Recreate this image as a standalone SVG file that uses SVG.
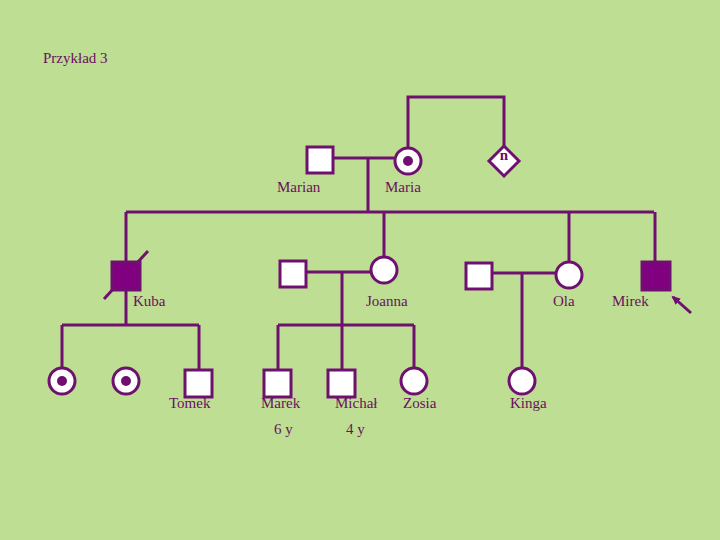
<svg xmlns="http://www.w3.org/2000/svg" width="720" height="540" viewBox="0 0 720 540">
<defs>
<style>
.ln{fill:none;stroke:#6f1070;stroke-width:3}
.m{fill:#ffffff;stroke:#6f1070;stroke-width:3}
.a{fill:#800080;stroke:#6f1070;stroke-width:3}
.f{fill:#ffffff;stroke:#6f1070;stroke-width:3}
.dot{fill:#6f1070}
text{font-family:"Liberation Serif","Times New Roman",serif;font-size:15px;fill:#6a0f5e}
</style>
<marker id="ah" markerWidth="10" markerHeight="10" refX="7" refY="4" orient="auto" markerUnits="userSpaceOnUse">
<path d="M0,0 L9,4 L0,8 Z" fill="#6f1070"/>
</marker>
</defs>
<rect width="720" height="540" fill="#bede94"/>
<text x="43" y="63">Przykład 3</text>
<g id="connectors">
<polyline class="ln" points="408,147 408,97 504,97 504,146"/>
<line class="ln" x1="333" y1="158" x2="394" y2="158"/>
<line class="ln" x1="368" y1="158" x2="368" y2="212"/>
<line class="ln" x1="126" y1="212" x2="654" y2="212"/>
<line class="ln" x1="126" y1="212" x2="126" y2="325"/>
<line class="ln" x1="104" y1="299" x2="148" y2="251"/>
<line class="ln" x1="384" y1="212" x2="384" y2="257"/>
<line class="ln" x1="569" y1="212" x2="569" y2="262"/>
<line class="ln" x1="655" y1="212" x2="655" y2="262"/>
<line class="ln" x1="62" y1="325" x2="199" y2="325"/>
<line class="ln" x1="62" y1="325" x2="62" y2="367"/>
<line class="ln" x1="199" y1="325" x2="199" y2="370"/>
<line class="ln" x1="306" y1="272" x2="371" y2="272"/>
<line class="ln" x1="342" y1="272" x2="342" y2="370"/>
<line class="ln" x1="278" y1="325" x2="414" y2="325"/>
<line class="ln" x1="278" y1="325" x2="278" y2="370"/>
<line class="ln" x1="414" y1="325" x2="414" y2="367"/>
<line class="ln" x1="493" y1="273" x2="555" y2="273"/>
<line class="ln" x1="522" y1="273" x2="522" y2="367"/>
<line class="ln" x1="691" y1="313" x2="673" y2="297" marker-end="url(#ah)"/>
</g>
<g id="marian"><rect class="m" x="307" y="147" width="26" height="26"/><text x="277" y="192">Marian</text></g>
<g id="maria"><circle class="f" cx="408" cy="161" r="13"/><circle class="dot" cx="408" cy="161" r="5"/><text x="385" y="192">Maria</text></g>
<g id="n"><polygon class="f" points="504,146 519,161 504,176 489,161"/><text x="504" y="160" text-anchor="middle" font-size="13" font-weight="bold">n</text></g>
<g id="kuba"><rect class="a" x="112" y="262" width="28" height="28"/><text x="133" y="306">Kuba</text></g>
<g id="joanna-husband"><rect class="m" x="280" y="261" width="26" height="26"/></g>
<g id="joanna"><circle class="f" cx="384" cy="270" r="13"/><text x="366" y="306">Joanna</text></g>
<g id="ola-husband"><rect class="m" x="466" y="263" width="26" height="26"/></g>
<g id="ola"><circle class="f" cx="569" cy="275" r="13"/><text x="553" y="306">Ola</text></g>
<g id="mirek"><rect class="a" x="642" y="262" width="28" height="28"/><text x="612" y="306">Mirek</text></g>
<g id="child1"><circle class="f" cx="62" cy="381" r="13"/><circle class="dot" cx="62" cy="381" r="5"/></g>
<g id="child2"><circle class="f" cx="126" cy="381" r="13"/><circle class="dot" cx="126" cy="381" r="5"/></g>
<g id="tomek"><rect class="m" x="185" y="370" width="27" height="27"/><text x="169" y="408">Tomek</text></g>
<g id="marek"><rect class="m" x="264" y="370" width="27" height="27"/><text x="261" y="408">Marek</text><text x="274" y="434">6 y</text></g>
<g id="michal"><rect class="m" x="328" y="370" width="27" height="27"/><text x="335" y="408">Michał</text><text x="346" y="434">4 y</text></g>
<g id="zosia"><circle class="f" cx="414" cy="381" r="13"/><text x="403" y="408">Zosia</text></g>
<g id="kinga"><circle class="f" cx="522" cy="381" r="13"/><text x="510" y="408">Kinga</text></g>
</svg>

========================================================================

Problem details:
Take the listing above and restate it word for word, without its pictures.

Solution below:
Recreate this image as a standalone SVG file that uses SVG.
<svg xmlns="http://www.w3.org/2000/svg" width="720" height="540" viewBox="0 0 720 540">
<defs>
<style>
.ln{fill:none;stroke:#6f1070;stroke-width:3}
.m{fill:#ffffff;stroke:#6f1070;stroke-width:3}
.a{fill:#800080;stroke:#6f1070;stroke-width:3}
.f{fill:#ffffff;stroke:#6f1070;stroke-width:3}
.dot{fill:#6f1070}
text{font-family:"Liberation Serif","Times New Roman",serif;font-size:15px;fill:#6a0f5e}
</style>
<marker id="ah" markerWidth="10" markerHeight="10" refX="7" refY="4" orient="auto" markerUnits="userSpaceOnUse">
<path d="M0,0 L9,4 L0,8 Z" fill="#6f1070"/>
</marker>
</defs>
<rect width="720" height="540" fill="#bede94"/>
<text x="43" y="63">Przykład 3</text>
<g id="connectors">
<polyline class="ln" points="408,147 408,97 504,97 504,146"/>
<line class="ln" x1="333" y1="158" x2="394" y2="158"/>
<line class="ln" x1="368" y1="158" x2="368" y2="212"/>
<line class="ln" x1="126" y1="212" x2="654" y2="212"/>
<line class="ln" x1="126" y1="212" x2="126" y2="325"/>
<line class="ln" x1="104" y1="299" x2="148" y2="251"/>
<line class="ln" x1="384" y1="212" x2="384" y2="257"/>
<line class="ln" x1="569" y1="212" x2="569" y2="262"/>
<line class="ln" x1="655" y1="212" x2="655" y2="262"/>
<line class="ln" x1="62" y1="325" x2="199" y2="325"/>
<line class="ln" x1="62" y1="325" x2="62" y2="367"/>
<line class="ln" x1="199" y1="325" x2="199" y2="370"/>
<line class="ln" x1="306" y1="272" x2="371" y2="272"/>
<line class="ln" x1="342" y1="272" x2="342" y2="370"/>
<line class="ln" x1="278" y1="325" x2="414" y2="325"/>
<line class="ln" x1="278" y1="325" x2="278" y2="370"/>
<line class="ln" x1="414" y1="325" x2="414" y2="367"/>
<line class="ln" x1="493" y1="273" x2="555" y2="273"/>
<line class="ln" x1="522" y1="273" x2="522" y2="367"/>
<line class="ln" x1="691" y1="313" x2="673" y2="297" marker-end="url(#ah)"/>
</g>
<g id="marian"><rect class="m" x="307" y="147" width="26" height="26"/><text x="277" y="192">Marian</text></g>
<g id="maria"><circle class="f" cx="408" cy="161" r="13"/><circle class="dot" cx="408" cy="161" r="5"/><text x="385" y="192">Maria</text></g>
<g id="n"><polygon class="f" points="504,146 519,161 504,176 489,161"/><text x="504" y="160" text-anchor="middle" font-size="13" font-weight="bold">n</text></g>
<g id="kuba"><rect class="a" x="112" y="262" width="28" height="28"/><text x="133" y="306">Kuba</text></g>
<g id="joanna-husband"><rect class="m" x="280" y="261" width="26" height="26"/></g>
<g id="joanna"><circle class="f" cx="384" cy="270" r="13"/><text x="366" y="306">Joanna</text></g>
<g id="ola-husband"><rect class="m" x="466" y="263" width="26" height="26"/></g>
<g id="ola"><circle class="f" cx="569" cy="275" r="13"/><text x="553" y="306">Ola</text></g>
<g id="mirek"><rect class="a" x="642" y="262" width="28" height="28"/><text x="612" y="306">Mirek</text></g>
<g id="child1"><circle class="f" cx="62" cy="381" r="13"/><circle class="dot" cx="62" cy="381" r="5"/></g>
<g id="child2"><circle class="f" cx="126" cy="381" r="13"/><circle class="dot" cx="126" cy="381" r="5"/></g>
<g id="tomek"><rect class="m" x="185" y="370" width="27" height="27"/><text x="169" y="408">Tomek</text></g>
<g id="marek"><rect class="m" x="264" y="370" width="27" height="27"/><text x="261" y="408">Marek</text><text x="274" y="434">6 y</text></g>
<g id="michal"><rect class="m" x="328" y="370" width="27" height="27"/><text x="335" y="408">Michał</text><text x="346" y="434">4 y</text></g>
<g id="zosia"><circle class="f" cx="414" cy="381" r="13"/><text x="403" y="408">Zosia</text></g>
<g id="kinga"><circle class="f" cx="522" cy="381" r="13"/><text x="510" y="408">Kinga</text></g>
</svg>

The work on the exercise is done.